The operator in box d computes a square. It takes the input number, and multiplies it by itself. If 3 is presented on the input, the output shows 9, since 9 = 3×3.
These four new operators, either the operators themselves or their undo-partners, all have limitations, some serious, some not at all. It is useful to look at these (potential) limitations, since that will help make explicit what up to this point we’ve been able to ignore.
Let’s start with the “100-” box. One way to view what this box does is to imagine you pay with a dollar bill, and you want to know how much change you should expect. Depending on the price of the item, in cents, you will get more or less back in change. If the item costs more, you will get less in change; if the item costs less, you will get more back in change from your 100 cents. But there is a difference between the box and this scenario, and that is that the scenario only really makes sense for prices up to a dollar. The box, in contrast, may have no problem accepting inputs that go greater than 100, and still produce an output. A calculator, similarly, has no problem giving you an answer for “100-120”. It produces a negative number as its output, in that case. A calculator can also handle a negative input.

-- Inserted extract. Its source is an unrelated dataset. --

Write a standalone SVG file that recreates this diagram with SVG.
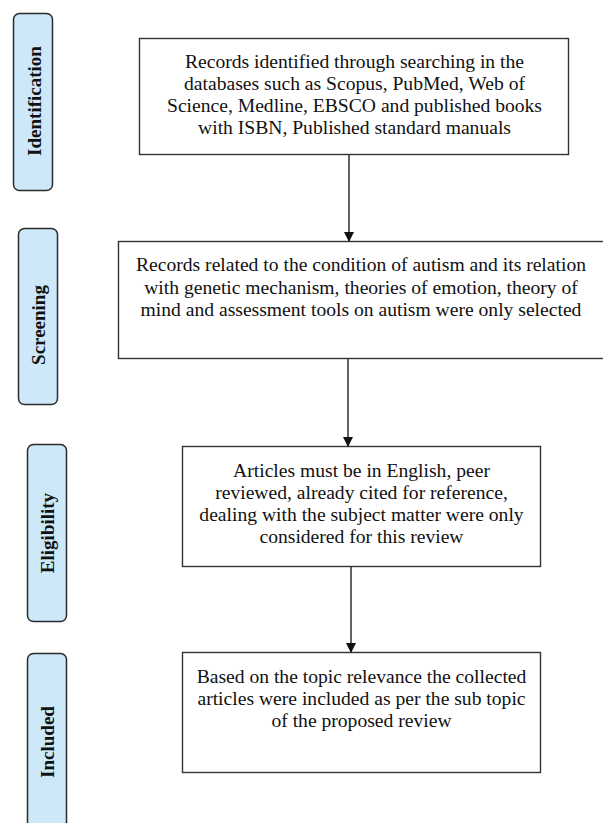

If you present ⁻20 at the input (which, on the calculator, may require the use of the “change sign” key), subtracting from 100 will result in 120. Similarly, the “100-” box may not need to restrict its inputs to whole numbers. It could handle decimal numbers just as well.
Now, how about the box that does the divide? We could make it, too, handle small numbers, large numbers, positive numbers, negative numbers, whole numbers, decimal numbers. There is only one number on its input that really causes problems, and that is the value zero. Many calculators, if you try 60÷0, you will get “Error”. We could have our box do the same thing: produce “Error” on its output. It just makes it hard to chain that box with further boxes that expect numbers on its input. Alternatively, we could make sure that all the other boxes pass through an “Error” on their input and put it right back on their outputs. It would be interesting to see if there is a consistent design that produces consistent useful results in the presence of the “Error” possibility.
Some new issues show up in the “remainder from dividing by 2” box. This box really only makes sense if the input is a whole number. We could argue whether that number needs to be positive or whether we could make it work with a negative input as well. What is fairly clear, though, is that we can’t have a simple box that undoes its effect. Many different inputs, e.g. 3, 5, 7, 17 would all produce the same remainder of 1 on the output. From the output alone, there is no way to tell what appeared on the input.
The square operator, box d, also exhibits the phenomenon of not being able to uniquely determine, from looking at the output, what must have been on the input. However, this effect is somewhat subtle. If a “9” appears on the output, we know that it might have been “3” on the input, but we must also account for the possibility that “⁻3” was on the input. In the case of this particular operator, we could make things unique and deterministic by restricting the inputs of the “square” operator to positive numbers only. Yet the inputs to “square” aren’t usually restricted in this way, instead, the usual practice is to make some corresponding restrictions to the “square root” operator, but we’ll be looking at that some other time.